THE EXERCISE.
Give back exactly the lines running from the line that holds "Write the matplotlib code for this chart." through the line that holds "3.65, 3.5, 3.37]", ends included, and no other lines.

SUPPLIED RECORDS.
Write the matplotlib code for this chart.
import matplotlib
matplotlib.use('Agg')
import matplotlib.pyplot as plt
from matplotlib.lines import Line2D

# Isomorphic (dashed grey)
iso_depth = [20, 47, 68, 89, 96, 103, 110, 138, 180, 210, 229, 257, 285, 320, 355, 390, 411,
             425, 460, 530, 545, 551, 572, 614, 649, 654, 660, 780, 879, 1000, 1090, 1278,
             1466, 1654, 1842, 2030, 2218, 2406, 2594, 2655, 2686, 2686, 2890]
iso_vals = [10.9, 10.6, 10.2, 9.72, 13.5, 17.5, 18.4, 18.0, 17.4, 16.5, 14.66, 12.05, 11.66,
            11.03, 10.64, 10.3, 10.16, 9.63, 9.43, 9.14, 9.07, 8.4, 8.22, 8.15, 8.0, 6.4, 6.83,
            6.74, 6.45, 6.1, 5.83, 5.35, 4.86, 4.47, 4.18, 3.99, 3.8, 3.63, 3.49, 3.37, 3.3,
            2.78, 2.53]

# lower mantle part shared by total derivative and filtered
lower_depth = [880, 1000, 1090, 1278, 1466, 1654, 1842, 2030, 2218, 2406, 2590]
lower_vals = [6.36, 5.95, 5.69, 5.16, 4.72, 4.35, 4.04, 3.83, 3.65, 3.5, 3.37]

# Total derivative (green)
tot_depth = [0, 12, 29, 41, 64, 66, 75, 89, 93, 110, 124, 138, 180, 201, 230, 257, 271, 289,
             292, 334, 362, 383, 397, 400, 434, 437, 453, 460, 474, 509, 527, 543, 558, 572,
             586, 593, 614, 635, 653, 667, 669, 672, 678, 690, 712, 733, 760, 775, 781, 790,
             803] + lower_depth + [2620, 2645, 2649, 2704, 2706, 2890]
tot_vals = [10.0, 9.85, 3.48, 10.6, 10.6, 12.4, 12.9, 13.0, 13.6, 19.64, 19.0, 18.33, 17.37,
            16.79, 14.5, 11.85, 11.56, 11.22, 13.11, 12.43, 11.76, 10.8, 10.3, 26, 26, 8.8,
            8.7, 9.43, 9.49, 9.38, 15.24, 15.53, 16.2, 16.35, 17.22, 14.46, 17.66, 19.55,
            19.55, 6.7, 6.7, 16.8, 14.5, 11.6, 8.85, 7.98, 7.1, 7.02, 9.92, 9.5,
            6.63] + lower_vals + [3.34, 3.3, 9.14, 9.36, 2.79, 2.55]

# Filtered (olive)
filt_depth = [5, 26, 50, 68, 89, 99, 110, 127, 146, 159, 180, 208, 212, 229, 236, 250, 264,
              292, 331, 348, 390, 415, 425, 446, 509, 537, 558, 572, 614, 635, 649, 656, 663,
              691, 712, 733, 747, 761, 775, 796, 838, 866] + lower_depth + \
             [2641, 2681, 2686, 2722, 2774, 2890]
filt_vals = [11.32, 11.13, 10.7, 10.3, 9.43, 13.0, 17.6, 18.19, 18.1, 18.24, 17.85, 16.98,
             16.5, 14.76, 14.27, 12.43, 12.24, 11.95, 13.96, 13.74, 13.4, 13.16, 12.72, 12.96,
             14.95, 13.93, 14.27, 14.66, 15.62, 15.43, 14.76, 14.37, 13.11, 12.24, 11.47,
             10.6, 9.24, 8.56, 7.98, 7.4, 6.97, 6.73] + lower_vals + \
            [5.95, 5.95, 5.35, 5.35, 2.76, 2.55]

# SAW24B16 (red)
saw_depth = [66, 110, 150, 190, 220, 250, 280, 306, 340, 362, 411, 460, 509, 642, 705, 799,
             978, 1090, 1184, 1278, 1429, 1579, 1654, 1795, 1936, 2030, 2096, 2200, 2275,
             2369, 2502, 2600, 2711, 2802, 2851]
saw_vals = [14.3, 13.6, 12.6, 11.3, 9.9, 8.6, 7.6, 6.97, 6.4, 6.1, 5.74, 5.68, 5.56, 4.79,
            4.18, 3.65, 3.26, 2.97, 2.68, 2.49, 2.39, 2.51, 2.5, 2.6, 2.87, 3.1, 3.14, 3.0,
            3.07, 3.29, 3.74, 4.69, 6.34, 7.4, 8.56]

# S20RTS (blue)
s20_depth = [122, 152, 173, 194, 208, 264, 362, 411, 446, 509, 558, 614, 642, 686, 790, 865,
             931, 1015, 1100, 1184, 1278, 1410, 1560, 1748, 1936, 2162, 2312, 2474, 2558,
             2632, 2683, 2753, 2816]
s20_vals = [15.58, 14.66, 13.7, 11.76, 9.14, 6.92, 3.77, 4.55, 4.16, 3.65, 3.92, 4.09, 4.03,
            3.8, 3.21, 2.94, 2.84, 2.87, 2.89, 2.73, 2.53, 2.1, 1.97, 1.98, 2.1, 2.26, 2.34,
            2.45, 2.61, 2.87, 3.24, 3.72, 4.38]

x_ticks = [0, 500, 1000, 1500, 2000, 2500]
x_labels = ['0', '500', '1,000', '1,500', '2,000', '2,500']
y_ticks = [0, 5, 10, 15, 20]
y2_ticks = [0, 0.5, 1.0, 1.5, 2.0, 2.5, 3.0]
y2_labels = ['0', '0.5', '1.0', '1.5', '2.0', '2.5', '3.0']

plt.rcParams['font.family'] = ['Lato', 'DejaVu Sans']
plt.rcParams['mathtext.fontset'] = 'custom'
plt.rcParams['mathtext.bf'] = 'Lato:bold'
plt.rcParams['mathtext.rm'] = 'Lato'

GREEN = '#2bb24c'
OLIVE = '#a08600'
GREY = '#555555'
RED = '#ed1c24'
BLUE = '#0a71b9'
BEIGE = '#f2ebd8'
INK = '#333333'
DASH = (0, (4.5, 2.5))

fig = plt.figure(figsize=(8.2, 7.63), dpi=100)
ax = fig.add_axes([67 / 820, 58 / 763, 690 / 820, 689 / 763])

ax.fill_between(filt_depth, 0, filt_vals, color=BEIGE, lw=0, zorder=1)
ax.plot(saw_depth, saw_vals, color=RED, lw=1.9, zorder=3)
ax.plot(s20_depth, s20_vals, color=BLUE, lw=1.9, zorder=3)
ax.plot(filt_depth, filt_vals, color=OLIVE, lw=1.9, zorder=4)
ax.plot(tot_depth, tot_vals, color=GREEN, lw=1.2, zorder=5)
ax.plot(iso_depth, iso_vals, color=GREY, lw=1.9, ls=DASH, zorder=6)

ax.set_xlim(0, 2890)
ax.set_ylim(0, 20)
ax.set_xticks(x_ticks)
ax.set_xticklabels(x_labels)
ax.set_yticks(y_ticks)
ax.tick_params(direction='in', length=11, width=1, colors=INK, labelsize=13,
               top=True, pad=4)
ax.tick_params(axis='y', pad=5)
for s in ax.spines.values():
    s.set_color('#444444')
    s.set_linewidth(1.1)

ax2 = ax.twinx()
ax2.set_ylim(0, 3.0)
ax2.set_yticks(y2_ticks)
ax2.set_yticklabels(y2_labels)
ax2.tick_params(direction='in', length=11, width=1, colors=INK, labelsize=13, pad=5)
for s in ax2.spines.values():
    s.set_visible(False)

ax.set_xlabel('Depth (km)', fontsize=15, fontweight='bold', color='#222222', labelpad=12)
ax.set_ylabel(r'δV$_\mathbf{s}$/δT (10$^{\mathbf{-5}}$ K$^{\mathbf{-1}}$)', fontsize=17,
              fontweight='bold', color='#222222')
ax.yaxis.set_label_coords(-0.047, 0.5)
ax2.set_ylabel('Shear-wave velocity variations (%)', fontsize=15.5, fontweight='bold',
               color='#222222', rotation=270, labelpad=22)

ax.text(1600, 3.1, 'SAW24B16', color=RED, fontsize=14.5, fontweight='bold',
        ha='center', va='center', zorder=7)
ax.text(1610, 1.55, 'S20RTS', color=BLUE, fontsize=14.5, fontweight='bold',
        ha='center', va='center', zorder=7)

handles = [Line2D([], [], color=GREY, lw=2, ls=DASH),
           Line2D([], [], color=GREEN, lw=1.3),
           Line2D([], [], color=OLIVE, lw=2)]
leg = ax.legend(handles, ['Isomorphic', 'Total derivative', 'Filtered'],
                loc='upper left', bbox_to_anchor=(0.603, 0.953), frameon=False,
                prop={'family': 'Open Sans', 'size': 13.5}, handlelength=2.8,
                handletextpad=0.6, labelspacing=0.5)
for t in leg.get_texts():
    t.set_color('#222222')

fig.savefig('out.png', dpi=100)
---
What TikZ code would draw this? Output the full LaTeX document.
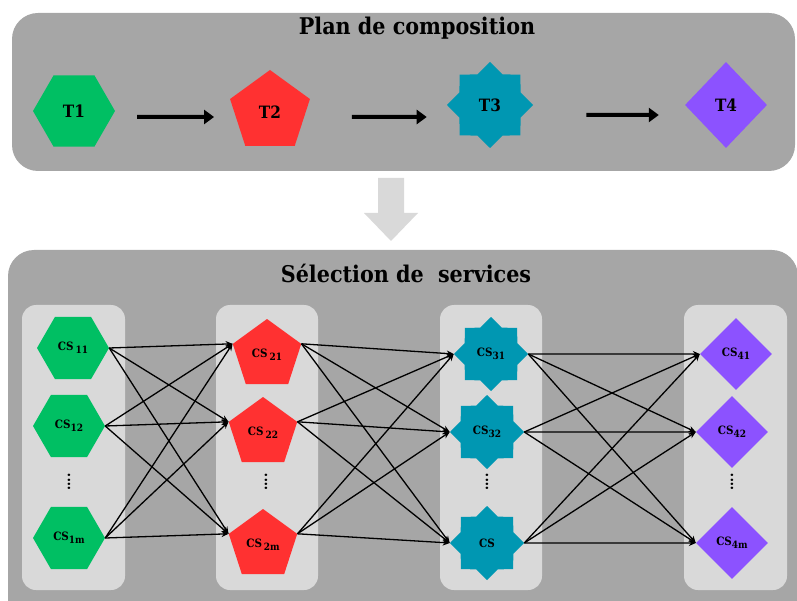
==
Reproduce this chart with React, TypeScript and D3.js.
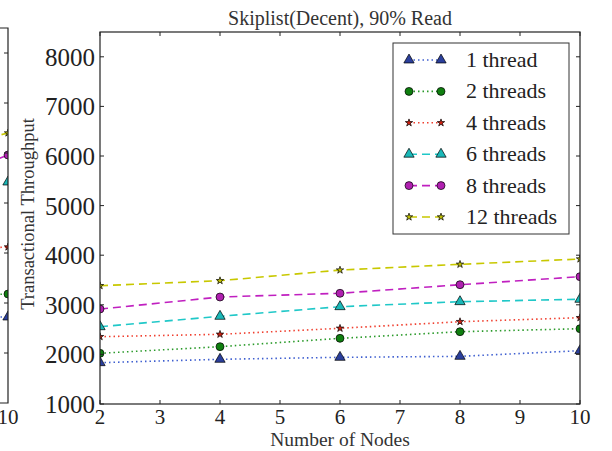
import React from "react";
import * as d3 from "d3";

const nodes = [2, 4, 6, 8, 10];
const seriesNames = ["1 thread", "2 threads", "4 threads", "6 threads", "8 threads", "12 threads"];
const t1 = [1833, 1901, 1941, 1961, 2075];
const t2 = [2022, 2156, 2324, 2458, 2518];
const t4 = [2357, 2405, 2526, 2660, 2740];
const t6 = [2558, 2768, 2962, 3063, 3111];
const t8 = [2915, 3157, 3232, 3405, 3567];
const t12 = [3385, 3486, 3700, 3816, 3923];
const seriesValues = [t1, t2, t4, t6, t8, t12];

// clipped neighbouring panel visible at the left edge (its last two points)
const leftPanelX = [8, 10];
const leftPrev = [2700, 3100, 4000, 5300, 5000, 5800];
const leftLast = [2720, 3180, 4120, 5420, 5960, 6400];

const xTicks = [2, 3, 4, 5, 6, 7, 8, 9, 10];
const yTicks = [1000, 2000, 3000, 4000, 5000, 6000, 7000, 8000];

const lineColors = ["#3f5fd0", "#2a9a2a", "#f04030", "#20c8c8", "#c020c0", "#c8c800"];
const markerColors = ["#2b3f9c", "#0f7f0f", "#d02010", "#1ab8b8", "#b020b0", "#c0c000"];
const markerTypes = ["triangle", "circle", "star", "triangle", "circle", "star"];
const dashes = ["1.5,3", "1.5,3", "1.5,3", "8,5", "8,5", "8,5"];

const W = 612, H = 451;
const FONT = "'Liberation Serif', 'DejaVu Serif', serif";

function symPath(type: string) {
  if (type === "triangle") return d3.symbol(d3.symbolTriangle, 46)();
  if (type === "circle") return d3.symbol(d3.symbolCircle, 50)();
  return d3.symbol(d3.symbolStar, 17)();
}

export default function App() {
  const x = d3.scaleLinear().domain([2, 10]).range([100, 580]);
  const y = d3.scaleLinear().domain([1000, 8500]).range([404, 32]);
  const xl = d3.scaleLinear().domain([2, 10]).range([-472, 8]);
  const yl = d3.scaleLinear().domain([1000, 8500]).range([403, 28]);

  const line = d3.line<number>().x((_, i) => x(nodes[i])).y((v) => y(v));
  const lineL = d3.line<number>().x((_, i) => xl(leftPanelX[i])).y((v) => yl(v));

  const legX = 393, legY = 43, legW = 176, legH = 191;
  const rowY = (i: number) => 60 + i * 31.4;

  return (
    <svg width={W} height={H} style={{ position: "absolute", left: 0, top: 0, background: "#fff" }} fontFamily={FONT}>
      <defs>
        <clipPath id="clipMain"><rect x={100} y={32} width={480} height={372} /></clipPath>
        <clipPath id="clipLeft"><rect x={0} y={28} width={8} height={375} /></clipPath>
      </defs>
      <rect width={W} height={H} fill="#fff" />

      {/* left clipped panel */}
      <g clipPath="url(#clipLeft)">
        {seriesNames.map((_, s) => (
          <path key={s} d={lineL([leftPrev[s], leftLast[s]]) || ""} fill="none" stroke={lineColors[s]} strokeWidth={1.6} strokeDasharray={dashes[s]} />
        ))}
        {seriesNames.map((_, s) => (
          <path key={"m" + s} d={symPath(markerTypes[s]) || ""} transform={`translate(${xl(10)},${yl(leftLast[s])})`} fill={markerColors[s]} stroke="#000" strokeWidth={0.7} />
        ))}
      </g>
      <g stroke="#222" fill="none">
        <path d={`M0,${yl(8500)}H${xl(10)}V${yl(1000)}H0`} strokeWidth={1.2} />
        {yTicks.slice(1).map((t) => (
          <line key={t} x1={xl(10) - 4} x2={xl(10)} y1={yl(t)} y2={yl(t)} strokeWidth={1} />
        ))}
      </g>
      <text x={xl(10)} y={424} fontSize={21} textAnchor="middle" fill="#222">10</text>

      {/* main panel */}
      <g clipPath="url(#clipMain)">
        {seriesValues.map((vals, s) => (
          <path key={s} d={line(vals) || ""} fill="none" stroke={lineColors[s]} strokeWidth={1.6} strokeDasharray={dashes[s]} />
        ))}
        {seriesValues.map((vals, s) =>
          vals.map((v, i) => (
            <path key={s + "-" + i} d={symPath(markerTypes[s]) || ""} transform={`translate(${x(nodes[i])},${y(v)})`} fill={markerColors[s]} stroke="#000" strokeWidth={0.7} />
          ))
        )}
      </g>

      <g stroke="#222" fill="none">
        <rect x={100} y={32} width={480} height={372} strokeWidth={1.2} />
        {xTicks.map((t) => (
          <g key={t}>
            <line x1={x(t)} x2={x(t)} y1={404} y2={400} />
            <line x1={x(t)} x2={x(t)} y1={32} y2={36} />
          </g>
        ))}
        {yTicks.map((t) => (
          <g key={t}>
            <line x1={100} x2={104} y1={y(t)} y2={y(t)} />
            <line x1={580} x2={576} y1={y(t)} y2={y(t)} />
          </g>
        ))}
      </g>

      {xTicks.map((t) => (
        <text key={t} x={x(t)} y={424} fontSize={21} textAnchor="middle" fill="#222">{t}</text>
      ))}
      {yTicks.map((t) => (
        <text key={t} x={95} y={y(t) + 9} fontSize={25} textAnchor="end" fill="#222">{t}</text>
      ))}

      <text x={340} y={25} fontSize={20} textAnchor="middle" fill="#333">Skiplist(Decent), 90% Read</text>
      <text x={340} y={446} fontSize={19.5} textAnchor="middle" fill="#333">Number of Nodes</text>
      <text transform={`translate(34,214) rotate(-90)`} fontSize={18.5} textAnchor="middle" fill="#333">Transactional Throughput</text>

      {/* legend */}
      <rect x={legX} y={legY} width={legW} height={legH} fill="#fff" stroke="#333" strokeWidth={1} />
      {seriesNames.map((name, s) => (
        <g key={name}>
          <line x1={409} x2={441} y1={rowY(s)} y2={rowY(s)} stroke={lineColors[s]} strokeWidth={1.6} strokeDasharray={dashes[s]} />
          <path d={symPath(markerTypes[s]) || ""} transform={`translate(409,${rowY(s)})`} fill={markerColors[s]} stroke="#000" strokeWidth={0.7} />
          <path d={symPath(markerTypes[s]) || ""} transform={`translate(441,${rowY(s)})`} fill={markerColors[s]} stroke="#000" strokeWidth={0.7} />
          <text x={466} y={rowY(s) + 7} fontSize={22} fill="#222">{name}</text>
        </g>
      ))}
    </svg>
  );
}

FINAL RESULT.
Write the matplotlib code for this chart.
import matplotlib
matplotlib.use('Agg')
import matplotlib.pyplot as plt
from matplotlib.lines import Line2D

# Isomorphic (dashed grey)
iso_depth = [20, 47, 68, 89, 96, 103, 110, 138, 180, 210, 229, 257, 285, 320, 355, 390, 411,
             425, 460, 530, 545, 551, 572, 614, 649, 654, 660, 780, 879, 1000, 1090, 1278,
             1466, 1654, 1842, 2030, 2218, 2406, 2594, 2655, 2686, 2686, 2890]
iso_vals = [10.9, 10.6, 10.2, 9.72, 13.5, 17.5, 18.4, 18.0, 17.4, 16.5, 14.66, 12.05, 11.66,
            11.03, 10.64, 10.3, 10.16, 9.63, 9.43, 9.14, 9.07, 8.4, 8.22, 8.15, 8.0, 6.4, 6.83,
            6.74, 6.45, 6.1, 5.83, 5.35, 4.86, 4.47, 4.18, 3.99, 3.8, 3.63, 3.49, 3.37, 3.3,
            2.78, 2.53]

# lower mantle part shared by total derivative and filtered
lower_depth = [880, 1000, 1090, 1278, 1466, 1654, 1842, 2030, 2218, 2406, 2590]
lower_vals = [6.36, 5.95, 5.69, 5.16, 4.72, 4.35, 4.04, 3.83, 3.65, 3.5, 3.37]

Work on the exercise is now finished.